What to produce: Write out each line of the listing as it stands, without the images.

start Source material

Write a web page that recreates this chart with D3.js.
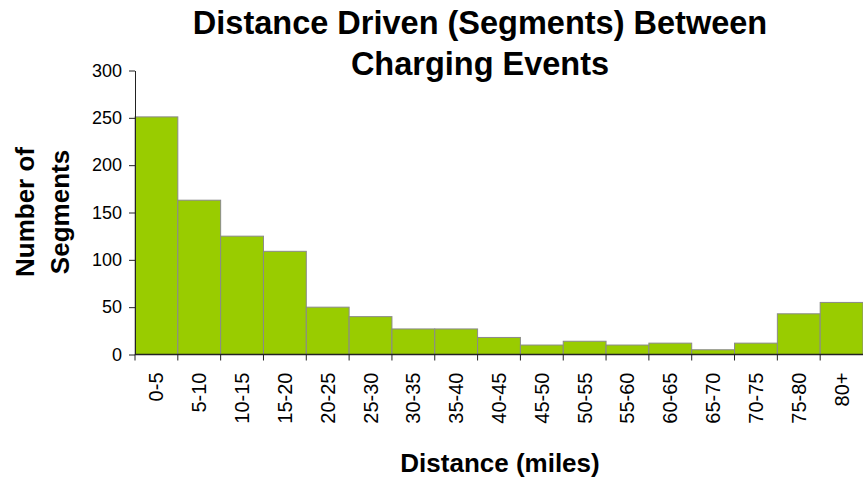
<!DOCTYPE html>
<html>
<head>
<meta charset="utf-8">
<script src="https://cdn.jsdelivr.net/npm/d3@7"></script>
<style>
  html, body { margin: 0; padding: 0; background: #fff; }
  svg { display: block; font-family: "Liberation Sans", Arial, sans-serif; }
</style>
</head>
<body>
<svg id="chart" width="863" height="479"></svg>
<script>
// Distance bins (miles) and number of driving segments in each bin
const bins = ["0-5", "5-10", "10-15", "15-20", "20-25", "25-30", "30-35", "35-40", "40-45",
              "45-50", "50-55", "55-60", "60-65", "65-70", "70-75", "75-80", "80+"];
const segments = [251, 163, 125, 109, 50, 40, 27, 27, 18, 10, 14, 10, 12, 5, 12, 43, 55];
const yTicks = [0, 50, 100, 150, 200, 250, 300];

const svg = d3.select("#chart");
const plot = { left: 135, right: 863, top: 70.5, bottom: 354.5 };

const x = d3.scaleBand().domain(bins).range([plot.left, plot.right]).padding(0);
const y = d3.scaleLinear().domain([0, 300]).range([plot.bottom, plot.top]);

// Bars
svg.append("g")
  .selectAll("rect")
  .data(bins.map((b, i) => ({ bin: b, value: segments[i] })))
  .join("rect")
  .attr("x", d => x(d.bin))
  .attr("y", d => y(d.value))
  .attr("width", x.bandwidth())
  .attr("height", d => y(0) - y(d.value))
  .attr("fill", "#99cc00")
  .attr("stroke", "#8a8a8a")
  .attr("stroke-width", 1);

// Y axis
const yAxis = svg.append("g")
  .attr("transform", `translate(${plot.left},0)`)
  .call(d3.axisLeft(y).tickValues(yTicks).tickSize(6).tickPadding(7).tickSizeOuter(0));
yAxis.select(".domain").attr("stroke", "#222");
yAxis.selectAll(".tick line").attr("stroke", "#222");
yAxis.selectAll(".tick text")
  .attr("font-size", 18)
  .attr("fill", "#000")
  .attr("font-family", "Liberation Sans, Arial, sans-serif");

// X axis: ticks at bin boundaries, labels rotated at bin centres
const xg = svg.append("g").attr("transform", `translate(0,${plot.bottom})`);
xg.append("line")
  .attr("x1", plot.left).attr("x2", plot.right)
  .attr("stroke", "#222").attr("stroke-width", 1.5);
xg.selectAll("line.edge")
  .data(bins.map(b => x(b)))
  .join("line")
  .attr("class", "edge")
  .attr("x1", d => d).attr("x2", d => d)
  .attr("y1", 0).attr("y2", 6)
  .attr("stroke", "#222");
xg.selectAll("text")
  .data(bins)
  .join("text")
  .attr("transform", d => `translate(${x(d) + x.bandwidth() / 2},18) rotate(-90)`)
  .attr("text-anchor", "end")
  .attr("dy", "0.35em")
  .attr("font-size", 20)
  .attr("fill", "#000")
  .text(d => d);

// Title
const title = svg.append("text")
  .attr("text-anchor", "middle")
  .attr("font-weight", "bold")
  .attr("font-size", 32.5)
  .attr("fill", "#000");
title.append("tspan").attr("x", 480).attr("y", 34).text("Distance Driven (Segments) Between");
title.append("tspan").attr("x", 480).attr("y", 75).text("Charging Events");

// Y axis title
const yTitle = svg.append("text")
  .attr("transform", "translate(0,212) rotate(-90)")
  .attr("text-anchor", "middle")
  .attr("font-weight", "bold")
  .attr("font-size", 26)
  .attr("fill", "#000");
yTitle.append("tspan").attr("x", 0).attr("y", 34).text("Number of");
yTitle.append("tspan").attr("x", 0).attr("y", 69).text("Segments");

// X axis title
svg.append("text")
  .attr("x", 500).attr("y", 472)
  .attr("text-anchor", "middle")
  .attr("font-weight", "bold")
  .attr("font-size", 26)
  .attr("fill", "#000")
  .text("Distance (miles)");
</script>
</body>
</html>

end Source material

Solved problem:
Write a web page that recreates this chart with D3.js.
<!DOCTYPE html>
<html>
<head>
<meta charset="utf-8">
<script src="https://cdn.jsdelivr.net/npm/d3@7"></script>
<style>
  html, body { margin: 0; padding: 0; background: #fff; }
  svg { display: block; font-family: "Liberation Sans", Arial, sans-serif; }
</style>
</head>
<body>
<svg id="chart" width="863" height="479"></svg>
<script>
// Distance bins (miles) and number of driving segments in each bin
const bins = ["0-5", "5-10", "10-15", "15-20", "20-25", "25-30", "30-35", "35-40", "40-45",
              "45-50", "50-55", "55-60", "60-65", "65-70", "70-75", "75-80", "80+"];
const segments = [251, 163, 125, 109, 50, 40, 27, 27, 18, 10, 14, 10, 12, 5, 12, 43, 55];
const yTicks = [0, 50, 100, 150, 200, 250, 300];

const svg = d3.select("#chart");
const plot = { left: 135, right: 863, top: 70.5, bottom: 354.5 };

const x = d3.scaleBand().domain(bins).range([plot.left, plot.right]).padding(0);
const y = d3.scaleLinear().domain([0, 300]).range([plot.bottom, plot.top]);

// Bars
svg.append("g")
  .selectAll("rect")
  .data(bins.map((b, i) => ({ bin: b, value: segments[i] })))
  .join("rect")
  .attr("x", d => x(d.bin))
  .attr("y", d => y(d.value))
  .attr("width", x.bandwidth())
  .attr("height", d => y(0) - y(d.value))
  .attr("fill", "#99cc00")
  .attr("stroke", "#8a8a8a")
  .attr("stroke-width", 1);

// Y axis
const yAxis = svg.append("g")
  .attr("transform", `translate(${plot.left},0)`)
  .call(d3.axisLeft(y).tickValues(yTicks).tickSize(6).tickPadding(7).tickSizeOuter(0));
yAxis.select(".domain").attr("stroke", "#222");
yAxis.selectAll(".tick line").attr("stroke", "#222");
yAxis.selectAll(".tick text")
  .attr("font-size", 18)
  .attr("fill", "#000")
  .attr("font-family", "Liberation Sans, Arial, sans-serif");

// X axis: ticks at bin boundaries, labels rotated at bin centres
const xg = svg.append("g").attr("transform", `translate(0,${plot.bottom})`);
xg.append("line")
  .attr("x1", plot.left).attr("x2", plot.right)
  .attr("stroke", "#222").attr("stroke-width", 1.5);
xg.selectAll("line.edge")
  .data(bins.map(b => x(b)))
  .join("line")
  .attr("class", "edge")
  .attr("x1", d => d).attr("x2", d => d)
  .attr("y1", 0).attr("y2", 6)
  .attr("stroke", "#222");
xg.selectAll("text")
  .data(bins)
  .join("text")
  .attr("transform", d => `translate(${x(d) + x.bandwidth() / 2},18) rotate(-90)`)
  .attr("text-anchor", "end")
  .attr("dy", "0.35em")
  .attr("font-size", 20)
  .attr("fill", "#000")
  .text(d => d);

// Title
const title = svg.append("text")
  .attr("text-anchor", "middle")
  .attr("font-weight", "bold")
  .attr("font-size", 32.5)
  .attr("fill", "#000");
title.append("tspan").attr("x", 480).attr("y", 34).text("Distance Driven (Segments) Between");
title.append("tspan").attr("x", 480).attr("y", 75).text("Charging Events");

// Y axis title
const yTitle = svg.append("text")
  .attr("transform", "translate(0,212) rotate(-90)")
  .attr("text-anchor", "middle")
  .attr("font-weight", "bold")
  .attr("font-size", 26)
  .attr("fill", "#000");
yTitle.append("tspan").attr("x", 0).attr("y", 34).text("Number of");
yTitle.append("tspan").attr("x", 0).attr("y", 69).text("Segments");

// X axis title
svg.append("text")
  .attr("x", 500).attr("y", 472)
  .attr("text-anchor", "middle")
  .attr("font-weight", "bold")
  .attr("font-size", 26)
  .attr("fill", "#000")
  .text("Distance (miles)");
</script>
</body>
</html>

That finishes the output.